PayPal says I paid WHAT!?!
Don’t fall for it. The immediate reaction may be to click one of the links in the email, but avoid this temptation. Clicking could lead to a page, where you unknowingly type in your PayPal password because you think you are logging into PayPal.
Instead, open a new browser window and manually type the PayPal URL [paypal.com] to ensure you access the real site. After logging into your account, check your transaction history. If something is off, contact PayPal using the methods available on the legitimate PayPal web site. DO NOT use the methods in the phishing email, unless the charge was legitimate.
Though this email looks legitimate, let’s look at some of the obvious indicators that it is a phishing scam:
- All of the links in the email are the same. Therefore, no matter where you click you’ll end up right where the scammers want you to be.

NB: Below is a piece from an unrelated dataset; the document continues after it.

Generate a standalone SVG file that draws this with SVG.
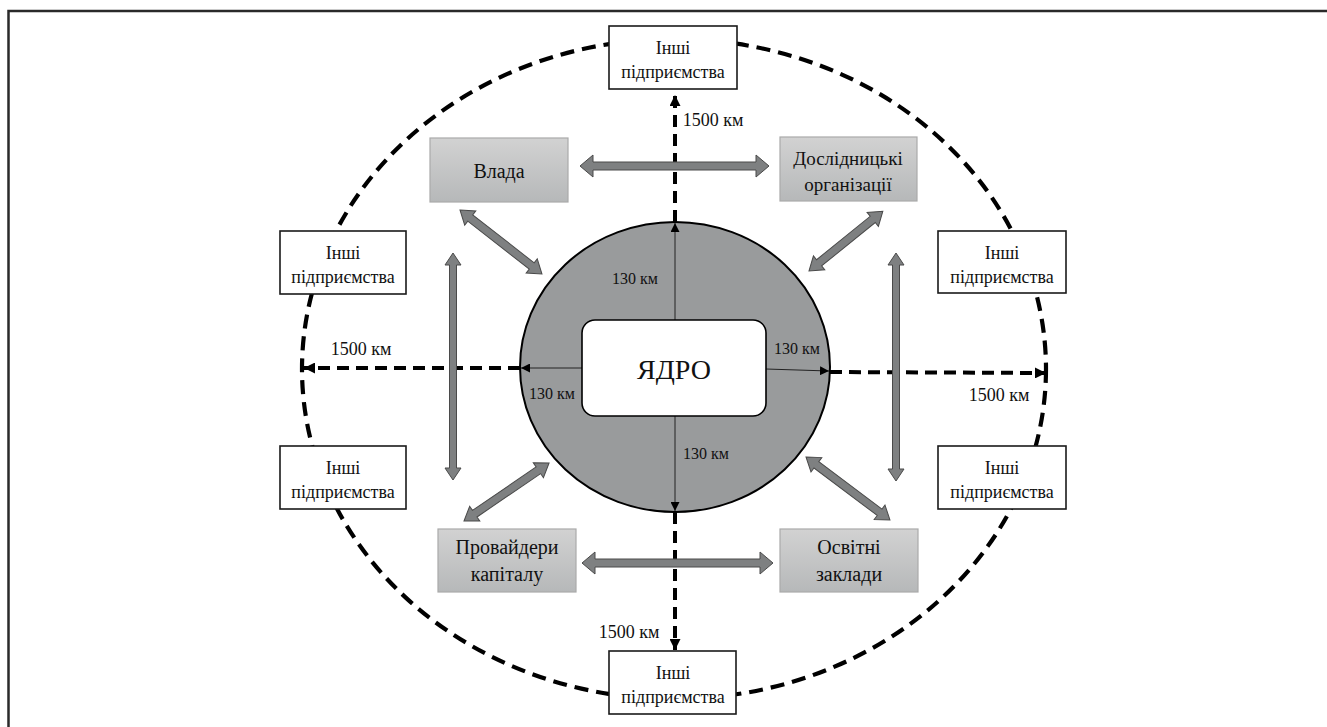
<svg xmlns="http://www.w3.org/2000/svg" width="1327" height="727" viewBox="0 0 1327 727">
<style>
.t{font-family:"Liberation Serif","Times New Roman",serif;fill:#111;text-anchor:middle}
.other{fill:#fff;stroke:#1a1a1a;stroke-width:1.6}
.gray{fill:url(#gg);stroke:#aaa;stroke-width:1.2}
.dash{fill:none;stroke:#000;stroke-width:4;stroke-dasharray:12 7}
.thin{fill:none;stroke:#222;stroke-width:1}
.blk{fill:#7e8081;stroke:#4a4a4a;stroke-width:1}
</style>
<defs>
<linearGradient id="gg" x1="0" y1="0" x2="0" y2="1">
<stop offset="0" stop-color="#d2d2d2"/>
<stop offset="1" stop-color="#b6b8b9"/>
</linearGradient>
<marker id="ah" viewBox="0 0 10 10" refX="10" refY="5" markerWidth="11" markerHeight="11" markerUnits="userSpaceOnUse" orient="auto">
<path d="M0,0 L10,5 L0,10 z" fill="#000"/>
</marker>
<marker id="ahs" viewBox="0 0 10 10" refX="10" refY="5" markerWidth="9" markerHeight="9" markerUnits="userSpaceOnUse" orient="auto">
<path d="M0,0 L10,5 L0,10 z" fill="#000"/>
</marker>
</defs>
<rect width="1327" height="727" fill="#fff"/>
<path d="M8.5,727 V11 H1327" fill="none" stroke="#2a2a2a" stroke-width="2.5"/>

<g id="boundary">
<ellipse cx="674" cy="369" rx="372" ry="330" fill="none" stroke="#000" stroke-width="4.2" stroke-dasharray="14 8"/>
</g>

<g id="cluster">
<ellipse cx="675" cy="367" rx="155" ry="145" fill="#999b9c" stroke="#000" stroke-width="2"/>
</g>

<g id="connectors">
<line x1="675" y1="320" x2="675" y2="223" class="thin" marker-end="url(#ahs)"/>
<line x1="675" y1="416" x2="675" y2="511" class="thin" marker-end="url(#ahs)"/>
<line x1="582" y1="368" x2="521" y2="368" class="thin" marker-end="url(#ahs)"/>
<line x1="766" y1="369" x2="829" y2="371" class="thin" marker-end="url(#ahs)"/>
<line x1="675" y1="222" x2="675" y2="95" class="dash" marker-end="url(#ah)"/>
<line x1="675" y1="512" x2="675" y2="650" class="dash" marker-end="url(#ah)"/>
<line x1="520" y1="368" x2="304" y2="368" class="dash" marker-end="url(#ah)"/>
<line x1="830" y1="372" x2="1046" y2="373" class="dash" marker-end="url(#ah)"/>
<polygon class="blk" transform="translate(580,166)" points="0,0 13,-11 13,-4 176,-4 176,-11 189,0 176,11 176,4 13,4 13,11"/>
<polygon class="blk" transform="translate(582,563)" points="0,0 13,-11 13,-4 178,-4 178,-11 191,0 178,11 178,4 13,4 13,11"/>
<polygon class="blk" transform="translate(453,253) rotate(90)" points="0,0 12,-8 12,-3.5 215,-3.5 215,-8 227,0 215,8 215,3.5 12,3.5 12,8"/>
<polygon class="blk" transform="translate(896,253) rotate(90)" points="0,0 12,-8 12,-3.5 216,-3.5 216,-8 228,0 216,8 216,3.5 12,3.5 12,8"/>
<polygon class="blk" transform="translate(460,210) rotate(38)" points="0,0 13,-9 13,-4 91,-4 91,-9 104,0 91,9 91,4 13,4 13,9"/>
<polygon class="blk" transform="translate(809,271) rotate(-39)" points="0,0 13,-9 13,-4 82,-4 82,-9 95,0 82,9 82,4 13,4 13,9"/>
<polygon class="blk" transform="translate(464,521) rotate(-34.3)" points="0,0 13,-9 13,-4 90,-4 90,-9 103,0 90,9 90,4 13,4 13,9"/>
<polygon class="blk" transform="translate(806,457) rotate(36.9)" points="0,0 13,-9 13,-4 92,-4 92,-9 105,0 92,9 92,4 13,4 13,9"/>
</g>

<g id="labels">
<text class="t" x="635" y="284" font-size="16">130 км</text>
<text class="t" x="552" y="399" font-size="16">130 км</text>
<text class="t" x="797" y="354" font-size="16">130 км</text>
<text class="t" x="706" y="459" font-size="16">130 км</text>
<text class="t" x="713" y="126" font-size="18">1500 км</text>
<text class="t" x="629" y="638" font-size="18">1500 км</text>
<text class="t" x="361" y="355" font-size="18">1500 км</text>
<text class="t" x="999" y="401" font-size="18">1500 км</text>
</g>

<g id="core">
<rect x="582" y="320" width="184" height="96" rx="13" fill="#fff" stroke="#000" stroke-width="1.6"/>
<text class="t" x="674" y="379" font-size="28">ЯДРО</text>
</g>

<g id="vlada">
<rect class="gray" x="430" y="138" width="138" height="64"/>
<text class="t" x="499" y="178" font-size="20">Влада</text>
</g>
<g id="research">
<rect class="gray" x="780" y="137" width="137" height="64"/>
<text class="t" x="848" y="165" font-size="19">Дослідницькі</text>
<text class="t" x="848" y="191" font-size="19">організації</text>
</g>
<g id="capital">
<rect class="gray" x="438" y="529" width="138" height="63"/>
<text class="t" x="507" y="554" font-size="20">Провайдери</text>
<text class="t" x="507" y="581" font-size="20">капіталу</text>
</g>
<g id="education">
<rect class="gray" x="780" y="529" width="138" height="63"/>
<text class="t" x="849" y="554" font-size="20">Освітні</text>
<text class="t" x="849" y="581" font-size="20">заклади</text>
</g>

<g id="other-top">
<rect class="other" x="609" y="26" width="128" height="63"/>
<text class="t" x="673" y="54" font-size="18">Інші</text>
<text class="t" x="673" y="78" font-size="18">підприємства</text>
</g>
<g id="other-bottom">
<rect class="other" x="609" y="651" width="127" height="63"/>
<text class="t" x="673" y="679" font-size="18">Інші</text>
<text class="t" x="673" y="703" font-size="18">підприємства</text>
</g>
<g id="other-left-top">
<rect class="other" x="280" y="231" width="126" height="63"/>
<text class="t" x="343" y="259" font-size="18">Інші</text>
<text class="t" x="343" y="283" font-size="18">підприємства</text>
</g>
<g id="other-left-bottom">
<rect class="other" x="280" y="446" width="126" height="63"/>
<text class="t" x="343" y="474" font-size="18">Інші</text>
<text class="t" x="343" y="498" font-size="18">підприємства</text>
</g>
<g id="other-right-top">
<rect class="other" x="938" y="231" width="128" height="62"/>
<text class="t" x="1002" y="259" font-size="18">Інші</text>
<text class="t" x="1002" y="283" font-size="18">підприємства</text>
</g>
<g id="other-right-bottom">
<rect class="other" x="938" y="446" width="128" height="63"/>
<text class="t" x="1002" y="474" font-size="18">Інші</text>
<text class="t" x="1002" y="498" font-size="18">підприємства</text>
</g>
</svg>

- PayPal’s email address in the “From” section is NOT a PayPal email. Typically, email from PayPal use email@example.com or firstname.lastname@example.org [see image #1]
- A PayPal receipt always includes the recipient’s shipping address. However, in this example, the scammers only included the seller’s shipping address. [see image #2]
- A big warning sign should be the product listed as purchased. If you know you didn’t buy it–or spend that much money on anything using PayPal–or don’t even have a PayPal account, be weary of anything inside of that email.
- PayPal will use your name in the email when addressing you (i.e. “Hello Jane Smith”–not your email address).
- The information in the footer of the email is different from the information PayPal uses in the footer of their transaction receipt emails. [see image #3 for the CORRECT footer info.]